Going back beyond the kettle and the chair, the spear would have once been cutting edge technology, developed after extensive R&D and in the face of punishing market conditions and intense competition by some family somewhere in the African savannah. The immediate effect of this new development within that family would have been stunning. Instead of only the elite runners capable of running down an antelope being the ones providing meat, anyone strong enough to wield a spear suddenly could. Given the very different physical requirements for the two hunting techniques this was certainly a different set of family members. And right there, the spear as a piece of technology has liberated some members of the family. Sure, hunting is still the domain of strong, young males, but this is the savannah of African a million years ago we’re talking about; it took until 1900 before we even gave women the vote. Equality is a luxury the ancient savannah could never afford.

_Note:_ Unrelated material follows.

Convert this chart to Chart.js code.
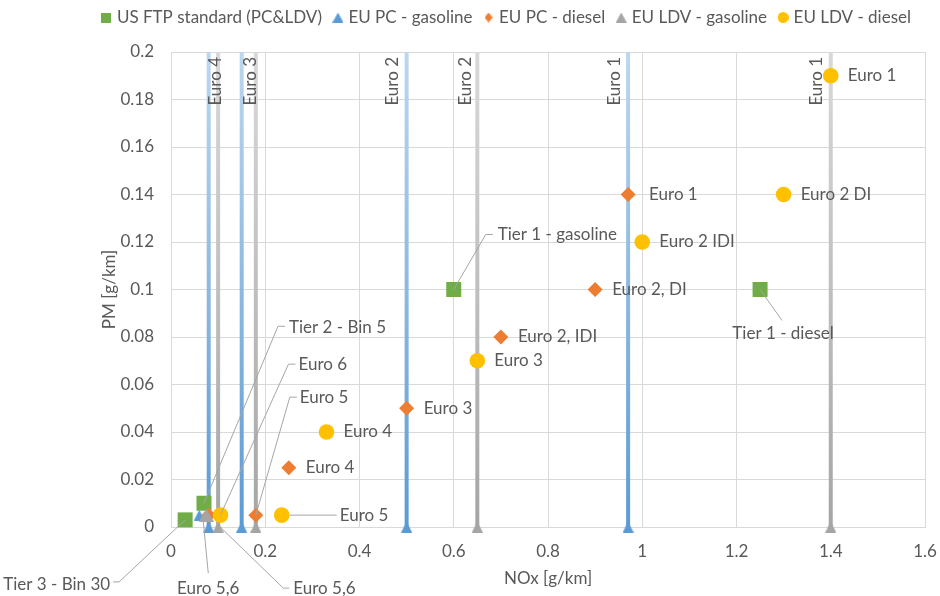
<!DOCTYPE html>
<html>
<head>
<meta charset="utf-8">
<script src="https://cdn.jsdelivr.net/npm/chart.js@4.4.1/dist/chart.umd.min.js"></script>
<style>
  html, body { margin: 0; padding: 0; background: #fff; }
</style>
</head>
<body>
<canvas id="emissionChart" width="940" height="596"></canvas>
<script>
// NOx / PM emission limits [g/km]
var usNames = ['Tier 1 - gasoline', 'Tier 1 - diesel', 'Tier 2 - Bin 5', 'Tier 3 - Bin 30'];
var usNOx = [0.6, 1.25, 0.07, 0.03];
var usPM = [0.1, 0.1, 0.01, 0.003];

var pcGasNames = ['Euro 1', 'Euro 2', 'Euro 3', 'Euro 4', 'Euro 5,6'];
var pcGasNOx = [0.97, 0.5, 0.15, 0.08, 0.06];
var pcGasPM = [0, 0, 0, 0, 0.005];   // 0 = no PM limit

var pcDieselNames = ['Euro 1', 'Euro 2, IDI', 'Euro 2, DI', 'Euro 3', 'Euro 4', 'Euro 5', 'Euro 6'];
var pcDieselNOx = [0.97, 0.7, 0.9, 0.5, 0.25, 0.18, 0.08];
var pcDieselPM = [0.14, 0.08, 0.1, 0.05, 0.025, 0.005, 0.005];

var ldvGasNames = ['Euro 1', 'Euro 2', 'Euro 3', 'Euro 4', 'Euro 5,6'];
var ldvGasNOx = [1.4, 0.65, 0.18, 0.1, 0.075];
var ldvGasPM = [0, 0, 0, 0, 0.005];

var ldvDieselNames = ['Euro 1', 'Euro 2 IDI', 'Euro 2 DI', 'Euro 3', 'Euro 4', 'Euro 5', 'Euro 6'];
var ldvDieselNOx = [1.4, 1.0, 1.3, 0.65, 0.33, 0.235, 0.105];
var ldvDieselPM = [0.19, 0.12, 0.14, 0.07, 0.04, 0.005, 0.005];

var xTicks = [0, 0.2, 0.4, 0.6, 0.8, 1, 1.2, 1.4, 1.6];
var yTicks = [0, 0.02, 0.04, 0.06, 0.08, 0.1, 0.12, 0.14, 0.16, 0.18, 0.2];

var usFtp = { names: usNames, nox: usNOx, pm: usPM };
var pcGas = { names: pcGasNames, nox: pcGasNOx, pm: pcGasPM };
var pcDiesel = { names: pcDieselNames, nox: pcDieselNOx, pm: pcDieselPM };
var ldvGas = { names: ldvGasNames, nox: ldvGasNOx, pm: ldvGasPM };
var ldvDiesel = { names: ldvDieselNames, nox: ldvDieselNOx, pm: ldvDieselPM };

var FONT = 'Lato';
var FSIZE = 17;
var TEXT = '#595959';
var GRID = '#d9d9d9';
var GREEN = '#70ad47', BLUE = '#5b9bd5', ORANGE = '#ed7d31', GREY = '#a5a5a5', YELLOW = '#ffc000';
var yTop = yTicks[yTicks.length - 1];

function points(s) {
  return s.nox.map(function (x, i) { return { x: x, y: s.pm[i] }; });
}

// gasoline stages without PM limit get a bar over the whole PM range
function limitBars(s) {
  var out = [];
  s.nox.forEach(function (x, i) {
    if (s.pm[i] === 0) out.push({ x: x, y: 0 }, { x: x, y: yTop }, { x: x, y: null });
  });
  return out;
}

function fade(top, bottom) {
  return function (c) {
    var area = c.chart.chartArea;
    if (!area) return bottom;
    var g = c.chart.ctx.createLinearGradient(0, area.bottom, 0, area.top);
    g.addColorStop(0, bottom);
    g.addColorStop(1, top);
    return g;
  };
}

// small marker bitmaps, centred on the point like Excel does
function marker(shape, w, h, color) {
  var c = document.createElement('canvas');
  c.width = w; c.height = h;
  var g = c.getContext('2d');
  g.fillStyle = color;
  g.beginPath();
  if (shape === 'triangle') { g.moveTo(w / 2, 0); g.lineTo(w, h); g.lineTo(0, h); }
  else if (shape === 'diamond') { g.moveTo(w / 2, 0); g.lineTo(w, h / 2); g.lineTo(w / 2, h); g.lineTo(0, h / 2); }
  else if (shape === 'circle') { g.arc(w / 2, h / 2, w / 2, 0, Math.PI * 2); }
  else { g.rect(0, 0, w, h); }
  g.closePath();
  g.fill();
  return c;
}

var triBlue = marker('triangle', 11, 11, BLUE);
var triGrey = marker('triangle', 11, 11, GREY);
var triGreyBig = marker('triangle', 15, 13, GREY);
var legendMarks = [
  marker('rect', 10, 10, GREEN), marker('triangle', 11, 10, BLUE), marker('diamond', 8, 10, ORANGE),
  marker('triangle', 11, 10, GREY), marker('circle', 11, 11, YELLOW)
];

// rotated stage names on the bars: series, index, x shift in px
var barLabels = [
  [ldvGas, 3, 3], [ldvGas, 2, 0], [pcGas, 1, -9], [ldvGas, 1, -6], [pcGas, 0, -8], [ldvGas, 0, -9]
];

// point labels; dx/dy = text anchor from the point, leader = polyline from the point
function right(s, i, dx) { return { s: s, i: i, dx: dx || 17, dy: 0, align: 'left' }; }
var pointLabels = [
  right(ldvDiesel, 0), right(ldvDiesel, 1), right(ldvDiesel, 2), right(ldvDiesel, 3), right(ldvDiesel, 4),
  right(pcDiesel, 0, 21), right(pcDiesel, 1), right(pcDiesel, 2), right(pcDiesel, 3), right(pcDiesel, 4),
  { s: ldvDiesel, i: 5, dx: 58, dy: 0, align: 'left', leader: [[8, 0], [55, 0]] },
  { s: ldvDiesel, i: 6, dx: 78, dy: -151, align: 'left', leader: [[0, 0], [68, -151], [75, -151]] },
  { s: pcDiesel, i: 5, dx: 44, dy: -118, align: 'left', leader: [[0, 0], [34, -118], [41, -118]] },
  { s: usFtp, i: 0, dx: 44, dy: -55, align: 'left', leader: [[0, 0], [32, -55], [39, -55]] },
  { s: usFtp, i: 1, dx: 23, dy: 44, align: 'center', leader: [[0, 0], [22, 31]] },
  { s: usFtp, i: 2, dx: 85, dy: -176, align: 'left', leader: [[0, 0], [74, -177], [81, -177]] },
  { s: usFtp, i: 3, dx: -75, dy: 65, align: 'right', leader: [[0, 0], [-66, 62], [-72, 62]] },
  { s: pcGas, i: 4, dx: 9, dy: 73, align: 'center', leader: [[4, 6], [9, 58]] },
  { s: ldvGas, i: 4, dx: 87, dy: 73, align: 'left', leader: [[14, 12], [77, 73], [83, 73]] }
];

var annotate = {
  id: 'annotate',
  afterLayout: function (chart) {
    // pull the legend row up, keep the plot top where it is
    chart.legend.top -= 16;
    chart.legend.bottom -= 16;
  },
  afterDatasetsDraw: function (chart) {
    var ctx = chart.ctx, xs = chart.scales.x, ys = chart.scales.y, area = chart.chartArea;
    ctx.save();
    ctx.font = FSIZE + 'px ' + FONT;
    ctx.fillStyle = TEXT;
    ctx.strokeStyle = '#a6a6a6';
    ctx.lineWidth = 1;

    barLabels.forEach(function (b) {
      var px = xs.getPixelForValue(b[0].nox[b[1]]) + b[2];
      ctx.save();
      ctx.translate(px, area.top + 5);
      ctx.rotate(-Math.PI / 2);
      ctx.textAlign = 'right';
      ctx.textBaseline = 'alphabetic';
      ctx.fillText(b[0].names[b[1]], 0, 0);
      ctx.restore();
    });

    pointLabels.forEach(function (l) {
      var px = xs.getPixelForValue(l.s.nox[l.i]);
      var py = ys.getPixelForValue(l.s.pm[l.i]);
      if (l.leader) {
        ctx.beginPath();
        l.leader.forEach(function (p, k) {
          if (k === 0) ctx.moveTo(px + p[0], py + p[1]);
          else ctx.lineTo(px + p[0], py + p[1]);
        });
        ctx.stroke();
      }
      ctx.textAlign = l.align;
      ctx.textBaseline = 'middle';
      ctx.fillText(l.s.names[l.i], px + l.dx, py + l.dy);
    });
    ctx.restore();
  }
};

function fmt(v) { return String(Number(v.toFixed(2))); }

var ctx = document.getElementById('emissionChart').getContext('2d');
var chart = new Chart(ctx, {
  type: 'scatter',
  data: {
    datasets: [{
      label: 'US FTP standard (PC&LDV)',
      data: points(usFtp),
      pointStyle: 'rect',
      pointRadius: 10.6,
      backgroundColor: GREEN,
      borderColor: GREEN,
      borderWidth: 0,
      clip: false,
      order: 5
    }, {
      label: 'EU PC - gasoline',
      data: points(pcGas),
      pointStyle: triBlue,
      pointRadius: 7,
      backgroundColor: BLUE,
      borderColor: BLUE,
      borderWidth: 0,
      clip: false,
      order: 4
    }, {
      label: 'EU PC - diesel',
      data: points(pcDiesel),
      pointStyle: 'rectRot',
      pointRadius: 7.5,
      backgroundColor: ORANGE,
      borderColor: ORANGE,
      borderWidth: 0,
      clip: false,
      order: 3
    }, {
      label: 'EU LDV - gasoline',
      data: points(ldvGas),
      pointStyle: function (c) { return ldvGasPM[c.dataIndex] > 0 ? triGreyBig : triGrey; },
      pointRadius: 8,
      backgroundColor: GREY,
      borderColor: GREY,
      borderWidth: 0,
      clip: false,
      order: 2
    }, {
      label: 'EU LDV - diesel',
      data: points(ldvDiesel),
      pointStyle: 'circle',
      pointRadius: 7.8,
      backgroundColor: YELLOW,
      borderColor: YELLOW,
      borderWidth: 0,
      clip: false,
      order: 1
    }, {
      label: 'pc bars',
      data: limitBars(pcGas),
      showLine: true,
      spanGaps: false,
      pointRadius: 0,
      borderWidth: 4,
      borderColor: fade('#bdd7ee', BLUE),
      order: 10
    }, {
      label: 'ldv bars',
      data: limitBars(ldvGas),
      showLine: true,
      spanGaps: false,
      pointRadius: 0,
      borderWidth: 4,
      borderColor: fade('#d9d9d9', GREY),
      order: 10
    }]
  },
  options: {
    responsive: false,
    animation: false,
    events: [],
    layout: { padding: { left: 0, right: 15, top: 11, bottom: 0 } },
    plugins: {
      tooltip: { enabled: false },
      legend: {
        position: 'top',
        align: 'end',
        labels: {
          usePointStyle: true,
          boxWidth: 4,
          boxHeight: 9,
          padding: 14,
          color: TEXT,
          font: { family: FONT, size: FSIZE },
          generateLabels: function (chart) {
            var items = Chart.defaults.plugins.legend.labels.generateLabels(chart);
            items.forEach(function (it) {
              if (legendMarks[it.datasetIndex]) it.pointStyle = legendMarks[it.datasetIndex];
            });
            return items;
          },
          filter: function (item) { return item.datasetIndex < 5; },
          sort: function (a, b) { return a.datasetIndex - b.datasetIndex; }
        }
      }
    },
    scales: {
      x: {
        type: 'linear',
        min: xTicks[0],
        max: xTicks[xTicks.length - 1],
        afterBuildTicks: function (s) { s.ticks = xTicks.map(function (v) { return { value: v }; }); },
        ticks: { padding: 0, color: TEXT, font: { family: FONT, size: FSIZE }, callback: fmt },
        // invisible tick marks give the label gap without widening the right padding
        grid: { color: GRID, drawTicks: true, tickLength: 14, tickColor: 'rgba(0,0,0,0)' },
        border: { color: GRID },
        title: { display: true, text: 'NOx [g/km]', color: TEXT, font: { family: FONT, size: FSIZE }, padding: { top: 0, bottom: 7 } },
        afterFit: function (s) { s.height = 69; }
      },
      y: {
        type: 'linear',
        min: yTicks[0],
        max: yTop,
        afterBuildTicks: function (s) { s.ticks = yTicks.map(function (v) { return { value: v }; }); },
        ticks: { padding: 17, color: TEXT, font: { family: FONT, size: FSIZE }, callback: fmt },
        grid: { color: GRID, drawTicks: false },
        border: { color: GRID },
        title: { display: true, text: 'PM [g/km]', color: TEXT, font: { family: FONT, size: FSIZE }, padding: { top: 99, bottom: 0 } },
        afterFit: function (s) { s.width = 171; }
      }
    }
  },
  plugins: [annotate]
});
</script>
</body>
</html>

This is still just a fascinating theory, but think on the implication: the spear was a valuable piece of technology because it helped overcome a physical limitation of the family. And this is generally true of all technology: it is valuable when it lets people do something they otherwise couldn’t. Technology is about placing the unobtainable within more people’s grasp — but not by devaluing the goal, instead by extending the grasp. As the spear placed more meat within the grasp of the family on the savannah, so the mobile phone places more of your friends within range of a chat or a helping hand now. Technology is leverage; it takes what you are already capable of and then by adding a little more in just the right way, makes you capable of something new. By it’s very nature technology is about raising the average standard of what can be achieved, leveling the field for all.
It is, in two words, inherently empowering. And to me, this is the answer to that question. When technology perfectly articulates its own empowerment it migrates into the background of society, no longer a big deal. Just there for everyone to enjoy.
Of course, that’s not to say all technological developments achieve this holy grail of leverage. Much development results in brand new technology that never sees widespread use. Many times this is the natural inefficiencies in a capitalist market. Frustrated technologists try to cope using open forums for ideas and development. Open source is a modern example, but public universities have always openly shared their work.
But still we see failures of technology.
Now, if you accept that technology has succeeded when it multiples out the abilities of humanity then the development of the technology is just part of the problem. Just as important is the interface between it and actual living, breathing humans. For technology to effectively leverage our abilities, it must become an invisible extension of ourselves; the interface, the line the technology draws around us, must be a perfect fit between humans and that goal, right there, the one they’re really after. Without something close to perfection, you’ve got just another disappointment, and worse: a waste of someone’s time spent thinking. There is a huge class of ignored and overlooked problems here in these interfaces. These are problems of design; not in the narrow ‘how-does-it-look’ sense, but in a much deeper ‘how-is-the-functioning-of-this-going-to-interact-with-a-human’ sense.
And I have come to realise that this is a question that I care deeply about. Technology is not an end-in-itself. It must be designed to be used. No, that’s too weak. Technology must be designed to make people’s lives better. When designing something don’t just think ‘how will this be used?’ Instead, think ‘how will this make someone’s life better?’ Don’t waste your life on simple, easy half goals: aim for the big one. Find your target market and work out how your idea will make their life better. And I mean, really make someone’s life better. Imagine your product fully integrated into their life. Can’t see it yet? Well, back to the design then. You’re aiming for a glove here. Accept nothing less.
Looking back at some of my essays I can see that I’ve been talking around this indirectly for some time. I recently listened to a podcast by Merlin Mann of 43 Folders and John Gruber of Daring Fireball that managed to crystallise my obsession for me. So I’m now planning of focusing on this idea. I want to see technology designed first and foremost to interact with humans, to fit into their lives invisibly and to thus make their lives better.
There will still be book reviews, because I love to read and writing those makes me a better reader, but I will be attempting to focus my other writing on this central idea: Technology Designed around People. I have no idea if I’m going to succeed, but at least focusing my rants might make me less annoying to be around. I also believe that society has a fixed amount of attention, this will be an attempt to focus some of that attention where I think it should be.